Plotting code records
________________

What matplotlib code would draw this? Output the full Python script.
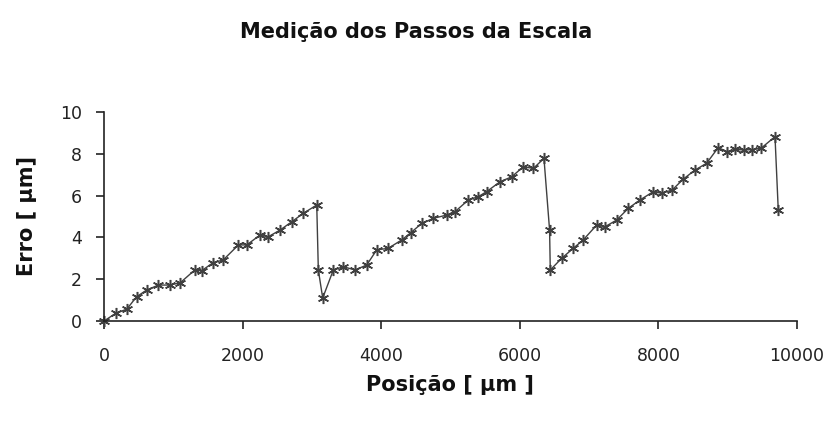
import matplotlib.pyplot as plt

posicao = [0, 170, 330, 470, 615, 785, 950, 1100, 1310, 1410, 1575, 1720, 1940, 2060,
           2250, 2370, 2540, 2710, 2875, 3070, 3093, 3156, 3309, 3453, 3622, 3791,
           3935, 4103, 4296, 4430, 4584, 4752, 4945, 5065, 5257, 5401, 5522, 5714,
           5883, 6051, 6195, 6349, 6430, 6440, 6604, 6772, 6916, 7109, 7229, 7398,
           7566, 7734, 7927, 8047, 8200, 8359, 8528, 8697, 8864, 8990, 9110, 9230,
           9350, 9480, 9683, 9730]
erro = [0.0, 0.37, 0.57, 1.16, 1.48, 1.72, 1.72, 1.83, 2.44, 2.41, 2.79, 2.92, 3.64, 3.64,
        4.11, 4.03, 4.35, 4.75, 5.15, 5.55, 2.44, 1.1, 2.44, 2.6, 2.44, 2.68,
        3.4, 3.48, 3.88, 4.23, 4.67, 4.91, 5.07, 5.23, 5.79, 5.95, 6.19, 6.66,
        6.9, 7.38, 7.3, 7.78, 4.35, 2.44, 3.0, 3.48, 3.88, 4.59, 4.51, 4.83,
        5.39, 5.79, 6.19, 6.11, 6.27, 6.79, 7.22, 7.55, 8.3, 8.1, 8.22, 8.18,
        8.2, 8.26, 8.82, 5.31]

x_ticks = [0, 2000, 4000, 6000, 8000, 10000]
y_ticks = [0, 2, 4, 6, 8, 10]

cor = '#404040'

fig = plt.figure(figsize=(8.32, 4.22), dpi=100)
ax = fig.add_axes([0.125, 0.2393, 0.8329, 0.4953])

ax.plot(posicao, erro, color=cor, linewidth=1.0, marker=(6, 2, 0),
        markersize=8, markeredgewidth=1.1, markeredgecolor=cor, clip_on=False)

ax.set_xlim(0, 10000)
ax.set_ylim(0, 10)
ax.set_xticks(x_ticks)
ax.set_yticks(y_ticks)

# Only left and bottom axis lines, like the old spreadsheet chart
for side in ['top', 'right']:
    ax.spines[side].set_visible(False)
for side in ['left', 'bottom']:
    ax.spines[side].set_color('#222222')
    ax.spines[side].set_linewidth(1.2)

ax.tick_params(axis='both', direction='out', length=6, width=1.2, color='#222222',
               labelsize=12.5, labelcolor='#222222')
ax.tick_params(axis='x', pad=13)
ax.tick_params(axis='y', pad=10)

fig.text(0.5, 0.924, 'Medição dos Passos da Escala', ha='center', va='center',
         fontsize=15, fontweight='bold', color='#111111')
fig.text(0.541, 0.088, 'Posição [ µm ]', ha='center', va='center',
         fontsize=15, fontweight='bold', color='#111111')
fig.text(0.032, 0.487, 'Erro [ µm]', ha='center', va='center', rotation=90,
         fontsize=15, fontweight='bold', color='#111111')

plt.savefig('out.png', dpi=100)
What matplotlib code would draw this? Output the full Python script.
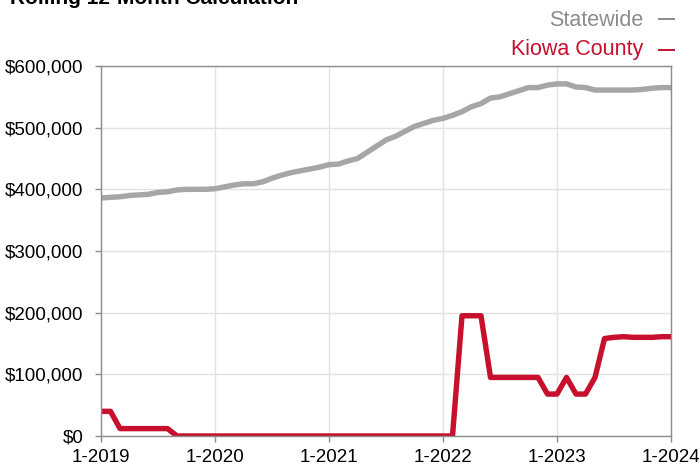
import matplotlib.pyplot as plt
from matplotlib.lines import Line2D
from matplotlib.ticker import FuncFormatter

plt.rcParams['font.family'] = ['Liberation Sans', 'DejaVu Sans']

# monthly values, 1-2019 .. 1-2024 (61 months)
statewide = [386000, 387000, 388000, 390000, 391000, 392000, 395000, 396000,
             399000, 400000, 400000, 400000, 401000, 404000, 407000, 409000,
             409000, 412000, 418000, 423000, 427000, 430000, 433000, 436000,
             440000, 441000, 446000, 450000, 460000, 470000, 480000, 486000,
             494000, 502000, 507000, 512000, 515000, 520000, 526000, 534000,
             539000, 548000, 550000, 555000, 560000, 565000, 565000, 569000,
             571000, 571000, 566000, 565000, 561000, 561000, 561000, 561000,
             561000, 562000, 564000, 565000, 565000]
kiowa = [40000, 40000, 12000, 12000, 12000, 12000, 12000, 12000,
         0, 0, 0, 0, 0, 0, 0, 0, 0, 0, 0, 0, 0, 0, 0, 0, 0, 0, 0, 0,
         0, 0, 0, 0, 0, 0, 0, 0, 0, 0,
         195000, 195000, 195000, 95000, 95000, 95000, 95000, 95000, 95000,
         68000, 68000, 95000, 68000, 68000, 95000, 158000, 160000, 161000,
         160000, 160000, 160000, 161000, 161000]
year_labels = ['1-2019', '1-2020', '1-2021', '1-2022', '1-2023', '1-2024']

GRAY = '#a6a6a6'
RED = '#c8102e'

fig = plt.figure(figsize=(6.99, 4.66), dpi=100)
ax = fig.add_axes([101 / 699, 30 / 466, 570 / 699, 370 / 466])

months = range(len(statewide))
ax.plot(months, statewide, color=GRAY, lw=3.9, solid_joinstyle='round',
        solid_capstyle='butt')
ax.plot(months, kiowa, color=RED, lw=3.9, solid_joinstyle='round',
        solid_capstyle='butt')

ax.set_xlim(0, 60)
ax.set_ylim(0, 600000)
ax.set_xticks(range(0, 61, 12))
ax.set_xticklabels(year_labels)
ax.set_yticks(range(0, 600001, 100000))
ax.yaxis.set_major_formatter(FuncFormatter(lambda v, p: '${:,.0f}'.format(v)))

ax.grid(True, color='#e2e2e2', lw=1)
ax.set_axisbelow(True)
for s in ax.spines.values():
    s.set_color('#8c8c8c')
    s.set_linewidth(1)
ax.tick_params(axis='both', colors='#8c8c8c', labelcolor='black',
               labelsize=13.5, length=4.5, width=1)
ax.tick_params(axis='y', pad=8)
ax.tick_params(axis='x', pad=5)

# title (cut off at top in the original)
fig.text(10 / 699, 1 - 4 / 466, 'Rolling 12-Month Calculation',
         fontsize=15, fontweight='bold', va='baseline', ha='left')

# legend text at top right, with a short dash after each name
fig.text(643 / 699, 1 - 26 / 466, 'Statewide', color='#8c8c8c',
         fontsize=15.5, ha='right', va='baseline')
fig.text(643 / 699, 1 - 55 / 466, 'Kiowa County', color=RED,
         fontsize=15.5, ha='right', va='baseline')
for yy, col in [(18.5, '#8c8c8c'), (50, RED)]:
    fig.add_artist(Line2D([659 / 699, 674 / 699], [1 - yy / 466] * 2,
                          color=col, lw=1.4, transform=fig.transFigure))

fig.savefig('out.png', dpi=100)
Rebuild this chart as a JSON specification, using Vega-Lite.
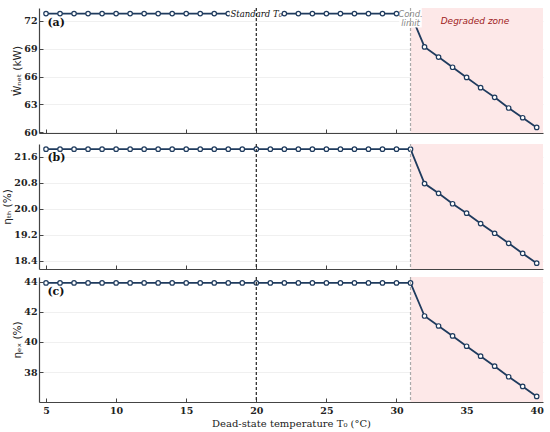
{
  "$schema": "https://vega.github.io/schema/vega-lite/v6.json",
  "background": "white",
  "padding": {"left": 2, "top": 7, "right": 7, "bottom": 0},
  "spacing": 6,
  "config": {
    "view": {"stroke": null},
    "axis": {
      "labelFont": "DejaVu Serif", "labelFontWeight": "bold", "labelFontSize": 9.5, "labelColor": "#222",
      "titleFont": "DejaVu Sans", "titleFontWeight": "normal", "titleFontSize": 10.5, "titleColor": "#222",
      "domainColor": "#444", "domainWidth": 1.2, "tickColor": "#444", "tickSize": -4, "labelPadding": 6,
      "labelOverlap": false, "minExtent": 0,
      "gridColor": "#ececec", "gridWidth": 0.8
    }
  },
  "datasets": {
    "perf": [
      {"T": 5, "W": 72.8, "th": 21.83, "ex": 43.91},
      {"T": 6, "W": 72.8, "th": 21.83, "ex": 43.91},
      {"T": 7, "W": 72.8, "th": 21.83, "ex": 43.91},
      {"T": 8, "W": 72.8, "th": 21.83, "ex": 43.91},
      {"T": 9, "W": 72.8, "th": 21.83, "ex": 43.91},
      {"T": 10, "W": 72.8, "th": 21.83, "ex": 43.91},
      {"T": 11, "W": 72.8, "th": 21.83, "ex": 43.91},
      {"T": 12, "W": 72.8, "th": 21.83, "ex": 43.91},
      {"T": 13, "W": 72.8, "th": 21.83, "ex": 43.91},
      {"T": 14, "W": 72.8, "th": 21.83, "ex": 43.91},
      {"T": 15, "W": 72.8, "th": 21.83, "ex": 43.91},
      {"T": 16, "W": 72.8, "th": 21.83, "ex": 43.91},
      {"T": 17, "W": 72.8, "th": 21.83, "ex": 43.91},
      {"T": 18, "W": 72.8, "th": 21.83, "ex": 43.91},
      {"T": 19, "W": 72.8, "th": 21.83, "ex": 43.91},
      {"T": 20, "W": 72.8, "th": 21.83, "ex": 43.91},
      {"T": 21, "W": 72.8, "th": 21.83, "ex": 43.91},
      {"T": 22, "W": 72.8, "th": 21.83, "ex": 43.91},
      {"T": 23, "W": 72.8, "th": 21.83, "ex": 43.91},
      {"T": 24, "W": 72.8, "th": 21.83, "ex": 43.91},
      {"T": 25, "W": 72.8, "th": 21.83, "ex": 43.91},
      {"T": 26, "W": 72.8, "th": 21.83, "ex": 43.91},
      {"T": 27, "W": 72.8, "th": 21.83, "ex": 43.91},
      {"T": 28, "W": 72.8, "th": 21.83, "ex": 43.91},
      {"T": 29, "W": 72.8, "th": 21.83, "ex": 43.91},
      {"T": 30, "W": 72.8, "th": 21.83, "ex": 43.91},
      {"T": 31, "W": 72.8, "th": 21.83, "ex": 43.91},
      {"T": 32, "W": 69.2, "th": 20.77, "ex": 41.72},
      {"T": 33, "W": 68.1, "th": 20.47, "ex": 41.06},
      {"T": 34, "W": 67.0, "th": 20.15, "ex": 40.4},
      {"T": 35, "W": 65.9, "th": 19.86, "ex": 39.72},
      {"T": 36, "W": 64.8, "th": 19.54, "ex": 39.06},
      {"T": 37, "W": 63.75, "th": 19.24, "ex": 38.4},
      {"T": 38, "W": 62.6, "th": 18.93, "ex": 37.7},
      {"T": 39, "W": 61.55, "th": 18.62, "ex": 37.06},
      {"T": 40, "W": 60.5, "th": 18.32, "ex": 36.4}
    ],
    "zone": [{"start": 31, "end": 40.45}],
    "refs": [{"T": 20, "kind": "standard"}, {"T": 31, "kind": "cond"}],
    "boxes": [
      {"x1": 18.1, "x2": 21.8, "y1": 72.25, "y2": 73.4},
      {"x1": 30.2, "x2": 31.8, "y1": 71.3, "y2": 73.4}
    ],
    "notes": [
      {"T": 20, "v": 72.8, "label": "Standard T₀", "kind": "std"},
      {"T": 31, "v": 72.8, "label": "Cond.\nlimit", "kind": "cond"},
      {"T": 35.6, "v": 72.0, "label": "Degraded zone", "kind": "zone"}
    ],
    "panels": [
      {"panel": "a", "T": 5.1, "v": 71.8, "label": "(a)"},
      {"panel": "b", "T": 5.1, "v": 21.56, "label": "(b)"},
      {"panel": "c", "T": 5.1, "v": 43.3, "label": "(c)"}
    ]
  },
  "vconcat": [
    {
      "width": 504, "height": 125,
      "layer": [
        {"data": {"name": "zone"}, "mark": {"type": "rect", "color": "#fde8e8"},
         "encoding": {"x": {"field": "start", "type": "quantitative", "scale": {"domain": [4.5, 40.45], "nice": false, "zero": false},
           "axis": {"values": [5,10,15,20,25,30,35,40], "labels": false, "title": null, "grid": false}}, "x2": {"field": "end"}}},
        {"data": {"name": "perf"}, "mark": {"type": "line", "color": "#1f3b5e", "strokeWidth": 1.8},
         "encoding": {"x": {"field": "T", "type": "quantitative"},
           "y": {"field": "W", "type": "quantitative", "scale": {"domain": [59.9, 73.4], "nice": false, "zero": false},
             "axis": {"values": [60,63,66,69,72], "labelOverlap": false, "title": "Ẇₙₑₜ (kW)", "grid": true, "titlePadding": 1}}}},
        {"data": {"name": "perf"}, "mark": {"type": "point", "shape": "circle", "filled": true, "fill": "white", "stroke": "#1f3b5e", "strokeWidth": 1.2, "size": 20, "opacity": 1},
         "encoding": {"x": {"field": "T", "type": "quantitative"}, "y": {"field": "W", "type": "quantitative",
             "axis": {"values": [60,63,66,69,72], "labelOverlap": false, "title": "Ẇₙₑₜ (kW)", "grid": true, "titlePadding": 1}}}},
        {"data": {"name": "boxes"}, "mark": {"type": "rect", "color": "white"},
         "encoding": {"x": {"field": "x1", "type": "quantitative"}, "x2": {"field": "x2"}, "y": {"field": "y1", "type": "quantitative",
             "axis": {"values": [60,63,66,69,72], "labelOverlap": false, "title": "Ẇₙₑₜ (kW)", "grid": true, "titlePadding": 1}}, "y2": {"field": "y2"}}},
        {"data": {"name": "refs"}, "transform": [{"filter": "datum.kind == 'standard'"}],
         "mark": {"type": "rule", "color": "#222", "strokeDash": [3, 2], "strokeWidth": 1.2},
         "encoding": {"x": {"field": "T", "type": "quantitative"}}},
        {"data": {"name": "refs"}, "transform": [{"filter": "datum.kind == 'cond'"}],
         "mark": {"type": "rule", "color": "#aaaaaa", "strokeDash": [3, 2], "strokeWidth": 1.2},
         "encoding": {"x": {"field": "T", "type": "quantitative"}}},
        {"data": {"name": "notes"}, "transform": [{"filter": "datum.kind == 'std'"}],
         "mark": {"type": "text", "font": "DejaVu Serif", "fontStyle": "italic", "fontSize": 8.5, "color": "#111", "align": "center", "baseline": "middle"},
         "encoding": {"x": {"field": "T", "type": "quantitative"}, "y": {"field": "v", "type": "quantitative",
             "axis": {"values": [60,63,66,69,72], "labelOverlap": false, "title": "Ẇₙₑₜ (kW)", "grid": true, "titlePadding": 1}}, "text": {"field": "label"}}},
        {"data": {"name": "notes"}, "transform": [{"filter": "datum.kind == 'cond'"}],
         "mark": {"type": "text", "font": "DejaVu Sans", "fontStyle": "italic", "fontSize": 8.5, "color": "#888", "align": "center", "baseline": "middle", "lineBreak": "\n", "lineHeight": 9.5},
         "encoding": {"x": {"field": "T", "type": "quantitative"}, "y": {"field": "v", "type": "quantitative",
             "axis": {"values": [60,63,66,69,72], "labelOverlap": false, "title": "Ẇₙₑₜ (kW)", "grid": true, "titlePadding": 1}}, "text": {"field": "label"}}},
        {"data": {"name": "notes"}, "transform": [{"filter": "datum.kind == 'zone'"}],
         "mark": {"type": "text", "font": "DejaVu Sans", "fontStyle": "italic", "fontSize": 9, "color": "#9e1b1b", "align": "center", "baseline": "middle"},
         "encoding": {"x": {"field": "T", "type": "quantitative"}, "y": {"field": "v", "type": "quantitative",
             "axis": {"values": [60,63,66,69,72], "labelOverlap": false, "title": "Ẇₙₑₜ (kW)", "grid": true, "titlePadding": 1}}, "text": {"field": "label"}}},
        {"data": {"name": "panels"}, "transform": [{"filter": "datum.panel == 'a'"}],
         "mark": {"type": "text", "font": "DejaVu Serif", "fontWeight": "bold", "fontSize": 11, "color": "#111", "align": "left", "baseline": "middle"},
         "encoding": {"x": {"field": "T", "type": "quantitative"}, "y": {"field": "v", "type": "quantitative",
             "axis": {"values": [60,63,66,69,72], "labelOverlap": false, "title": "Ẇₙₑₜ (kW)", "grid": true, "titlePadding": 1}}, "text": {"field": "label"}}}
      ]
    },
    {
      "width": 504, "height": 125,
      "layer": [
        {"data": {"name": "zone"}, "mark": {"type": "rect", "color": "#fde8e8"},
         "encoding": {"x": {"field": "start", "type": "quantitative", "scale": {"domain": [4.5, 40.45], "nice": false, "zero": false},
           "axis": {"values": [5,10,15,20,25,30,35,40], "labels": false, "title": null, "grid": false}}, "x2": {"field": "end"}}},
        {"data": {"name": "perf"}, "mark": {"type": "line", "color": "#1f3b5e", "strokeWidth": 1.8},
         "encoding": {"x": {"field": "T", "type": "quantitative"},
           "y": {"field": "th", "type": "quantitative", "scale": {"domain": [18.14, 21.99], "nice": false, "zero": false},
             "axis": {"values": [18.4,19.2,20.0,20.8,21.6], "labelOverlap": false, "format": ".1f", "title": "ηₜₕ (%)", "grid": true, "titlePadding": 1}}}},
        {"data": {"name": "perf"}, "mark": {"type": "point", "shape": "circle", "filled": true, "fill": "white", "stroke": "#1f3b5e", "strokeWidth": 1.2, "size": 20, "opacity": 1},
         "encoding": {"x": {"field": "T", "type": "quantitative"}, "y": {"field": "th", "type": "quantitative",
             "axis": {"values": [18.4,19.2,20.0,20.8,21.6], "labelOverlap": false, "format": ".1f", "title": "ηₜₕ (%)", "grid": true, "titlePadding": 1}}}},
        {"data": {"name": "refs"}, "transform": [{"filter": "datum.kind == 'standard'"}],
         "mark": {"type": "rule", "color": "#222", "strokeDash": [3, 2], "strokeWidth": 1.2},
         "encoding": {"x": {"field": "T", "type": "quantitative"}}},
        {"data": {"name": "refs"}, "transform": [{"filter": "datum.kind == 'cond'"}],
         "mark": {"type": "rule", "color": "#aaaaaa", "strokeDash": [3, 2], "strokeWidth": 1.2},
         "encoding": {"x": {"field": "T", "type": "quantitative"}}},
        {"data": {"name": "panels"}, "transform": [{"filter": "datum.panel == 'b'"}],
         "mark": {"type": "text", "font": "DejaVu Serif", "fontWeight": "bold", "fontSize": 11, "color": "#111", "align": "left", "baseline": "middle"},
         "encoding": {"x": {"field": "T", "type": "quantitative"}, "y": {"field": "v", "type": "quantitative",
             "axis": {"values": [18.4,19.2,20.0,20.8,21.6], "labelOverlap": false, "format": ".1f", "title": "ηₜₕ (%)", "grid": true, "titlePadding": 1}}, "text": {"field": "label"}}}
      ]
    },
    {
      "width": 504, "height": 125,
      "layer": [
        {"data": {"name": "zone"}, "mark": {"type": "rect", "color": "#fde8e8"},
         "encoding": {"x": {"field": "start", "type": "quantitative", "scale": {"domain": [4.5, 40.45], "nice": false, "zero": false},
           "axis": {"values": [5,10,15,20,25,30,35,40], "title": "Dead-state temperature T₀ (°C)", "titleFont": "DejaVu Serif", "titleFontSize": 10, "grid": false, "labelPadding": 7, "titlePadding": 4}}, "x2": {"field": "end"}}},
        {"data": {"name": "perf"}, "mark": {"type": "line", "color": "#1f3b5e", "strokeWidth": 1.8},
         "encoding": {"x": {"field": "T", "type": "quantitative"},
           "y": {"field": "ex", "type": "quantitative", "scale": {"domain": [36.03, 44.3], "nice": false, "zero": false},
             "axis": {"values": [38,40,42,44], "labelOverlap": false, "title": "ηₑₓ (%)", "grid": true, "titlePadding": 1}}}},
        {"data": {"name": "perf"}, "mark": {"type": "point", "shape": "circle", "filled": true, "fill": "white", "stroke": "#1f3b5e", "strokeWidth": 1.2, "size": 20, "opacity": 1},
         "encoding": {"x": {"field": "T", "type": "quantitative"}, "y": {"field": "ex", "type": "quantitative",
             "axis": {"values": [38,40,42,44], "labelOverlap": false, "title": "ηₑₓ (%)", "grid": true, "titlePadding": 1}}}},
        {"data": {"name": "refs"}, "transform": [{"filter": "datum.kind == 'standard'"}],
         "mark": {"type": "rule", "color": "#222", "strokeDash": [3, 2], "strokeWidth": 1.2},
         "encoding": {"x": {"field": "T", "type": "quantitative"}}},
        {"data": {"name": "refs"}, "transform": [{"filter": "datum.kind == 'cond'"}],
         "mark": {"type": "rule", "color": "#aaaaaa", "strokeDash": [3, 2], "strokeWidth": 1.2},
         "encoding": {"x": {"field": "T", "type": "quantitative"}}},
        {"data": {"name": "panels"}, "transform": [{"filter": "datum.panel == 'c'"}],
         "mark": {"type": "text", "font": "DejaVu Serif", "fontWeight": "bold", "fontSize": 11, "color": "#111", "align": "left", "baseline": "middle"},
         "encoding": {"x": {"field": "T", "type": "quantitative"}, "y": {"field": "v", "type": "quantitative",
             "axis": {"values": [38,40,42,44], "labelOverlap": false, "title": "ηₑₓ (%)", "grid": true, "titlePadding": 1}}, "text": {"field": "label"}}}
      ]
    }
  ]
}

________________

### Directions
Repeat the lines exactly as they stand, from the opening line of the data through the line with "ax.set_yticks(y_ticks)". Pictures stay out of the copy.

### Response for this exercise
What matplotlib code would draw this? Output the full Python script.
import matplotlib.pyplot as plt

posicao = [0, 170, 330, 470, 615, 785, 950, 1100, 1310, 1410, 1575, 1720, 1940, 2060,
           2250, 2370, 2540, 2710, 2875, 3070, 3093, 3156, 3309, 3453, 3622, 3791,
           3935, 4103, 4296, 4430, 4584, 4752, 4945, 5065, 5257, 5401, 5522, 5714,
           5883, 6051, 6195, 6349, 6430, 6440, 6604, 6772, 6916, 7109, 7229, 7398,
           7566, 7734, 7927, 8047, 8200, 8359, 8528, 8697, 8864, 8990, 9110, 9230,
           9350, 9480, 9683, 9730]
erro = [0.0, 0.37, 0.57, 1.16, 1.48, 1.72, 1.72, 1.83, 2.44, 2.41, 2.79, 2.92, 3.64, 3.64,
        4.11, 4.03, 4.35, 4.75, 5.15, 5.55, 2.44, 1.1, 2.44, 2.6, 2.44, 2.68,
        3.4, 3.48, 3.88, 4.23, 4.67, 4.91, 5.07, 5.23, 5.79, 5.95, 6.19, 6.66,
        6.9, 7.38, 7.3, 7.78, 4.35, 2.44, 3.0, 3.48, 3.88, 4.59, 4.51, 4.83,
        5.39, 5.79, 6.19, 6.11, 6.27, 6.79, 7.22, 7.55, 8.3, 8.1, 8.22, 8.18,
        8.2, 8.26, 8.82, 5.31]

x_ticks = [0, 2000, 4000, 6000, 8000, 10000]
y_ticks = [0, 2, 4, 6, 8, 10]

cor = '#404040'

fig = plt.figure(figsize=(8.32, 4.22), dpi=100)
ax = fig.add_axes([0.125, 0.2393, 0.8329, 0.4953])

ax.plot(posicao, erro, color=cor, linewidth=1.0, marker=(6, 2, 0),
        markersize=8, markeredgewidth=1.1, markeredgecolor=cor, clip_on=False)

ax.set_xlim(0, 10000)
ax.set_ylim(0, 10)
ax.set_xticks(x_ticks)
ax.set_yticks(y_ticks)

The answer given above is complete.